CHARACTERIZATION OF THE $\tilde{b}^{3}A_{2}$ STATE OF $SO_{2}$

Abstract

Every vibrational level of the ${\tilde{a}}^{3}B_{1}$ state of $SO_{2}$ except the 000 level has been found to suffer at least one local rotational perturbation; at higher energies these become extremely severe, and the vibrational structure become chaotic. By comparing the spectra of $S^{16}O_{2}$ and $S^{18}O_{2}$ we have shown that similar perturbations occur at approximately the same energies in the two isotopes, which can be explained in terms of a single perturbing electronic state, lying only a few hundred $cm^{-1}$ above the ${\tilde{a}}^{3}B_{1}$ state, From rotational analysis of some of the Less severe perturbations we have shown that they are mainly homogeneous ($\Delta K = 0$), corresponding to vibronic $^{3}B_{1}$ perturbing levels.

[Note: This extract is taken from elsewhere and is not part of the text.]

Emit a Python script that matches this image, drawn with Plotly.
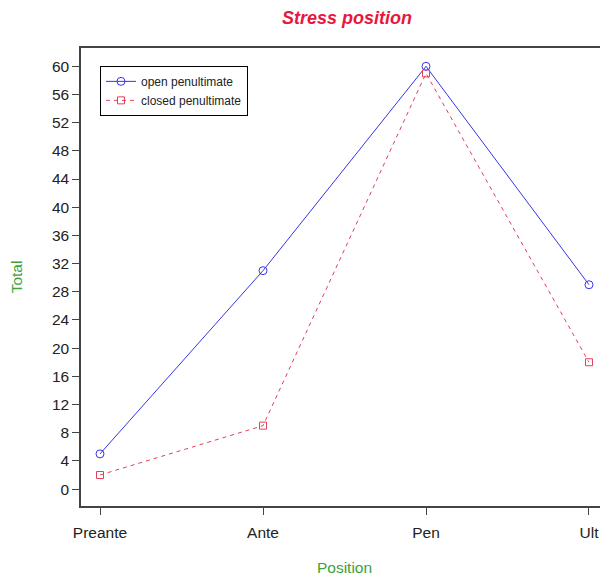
import plotly.graph_objects as go

positions = ["Preante", "Ante", "Pen", "Ult"]
x_index = [1, 2, 3, 4]
open_penultimate = [5, 31, 60, 29]
closed_penultimate = [2, 9, 59, 18]
y_ticks = list(range(0, 61, 4))

fig = go.Figure()
fig.add_trace(go.Scatter(
    x=x_index, y=open_penultimate, mode="lines+markers", name="open penultimate",
    line=dict(color="#3535E8", width=1),
    marker=dict(symbol="circle-open", size=8, color="#3535E8", line=dict(width=1)),
))
fig.add_trace(go.Scatter(
    x=x_index, y=closed_penultimate, mode="lines+markers", name="closed penultimate",
    line=dict(color="#E2405C", width=1, dash="4px,4px"),
    marker=dict(symbol="square-open", size=7, color="#E2405C", line=dict(width=1)),
))

axis_font = dict(family="Liberation Sans, Arial, sans-serif", size=15.5, color="#222222")

# page body has an 8px margin: figure sits at (8, 8) in the window
W, H = 600, 570
fig.update_layout(
    width=W, height=H,
    margin=dict(l=73, r=0, t=40, b=72),
    paper_bgcolor="white", plot_bgcolor="white",
    font=dict(family="Liberation Sans, Arial, sans-serif"),
    title=dict(text="<b><i>Stress position</i></b>", x=(347 - 8) / W, xanchor="center",
               y=1 - 3 / H, yanchor="top",
               font=dict(size=18, color="#E8173C", family="Liberation Sans, Arial, sans-serif")),
    showlegend=True,
    legend=dict(x=0.036, y=0.961, xanchor="left", yanchor="top",
                bgcolor="white", bordercolor="black", borderwidth=1,
                font=dict(size=12, color="#222222"),
                tracegroupgap=0, itemwidth=30),
    xaxis=dict(
        range=[0.8834, 4.1166], tickmode="array", tickvals=x_index, ticktext=positions,
        showgrid=False, zeroline=False, showline=True, linecolor="#444444", linewidth=1.5,
        mirror=True, ticks="outside", ticklen=7, tickcolor="#444444", automargin=False,
        tickfont=axis_font, ticklabelstandoff=5,
        title=dict(text="Position", font=dict(size=15.5, color="#3AA33A"), standoff=22),
    ),
    yaxis=dict(
        range=[-2.4, 62.6], tickmode="array", tickvals=y_ticks, automargin=False,
        showgrid=False, zeroline=False, showline=True, linecolor="#444444", linewidth=1.5,
        mirror=False, ticks="outside", ticklen=7, tickcolor="#444444",
        tickfont=axis_font,
        title=dict(text="Total", font=dict(size=15.5, color="#3AA33A"), standoff=27),
    ),
)

fig.write_html("out.html")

A plot of the energies of the perturbations against $K^{2}$ reveals the courses of the unseen perturbing levels as a series of nearly parallel straight lines connecting perturbations in different vibrational levels of the $\tilde{a}^{3}B_{1}$ state. It is found that the perturbing levels form a regular series, with separation $\sim 320$ $cm^{-1}$ (representing the bending frequency of the perturbing state). The rotational constants $A - \bar{B}$ and $\bar{B}_{1}$ determined for the perturbing state correspond closely to those of the $A^{1}A_{2}$ state, indicating that the perturbing levels are vibrational $b_{2}$ levels of the $b^{3}A_{2}$ state. The electronic matrix element $\langle{}^{3}A_{2} | {\partial} / {\partial} Q_{3} | ^{3}B_{1}\rangle$ can be estimated from the sizes of the various perturbations.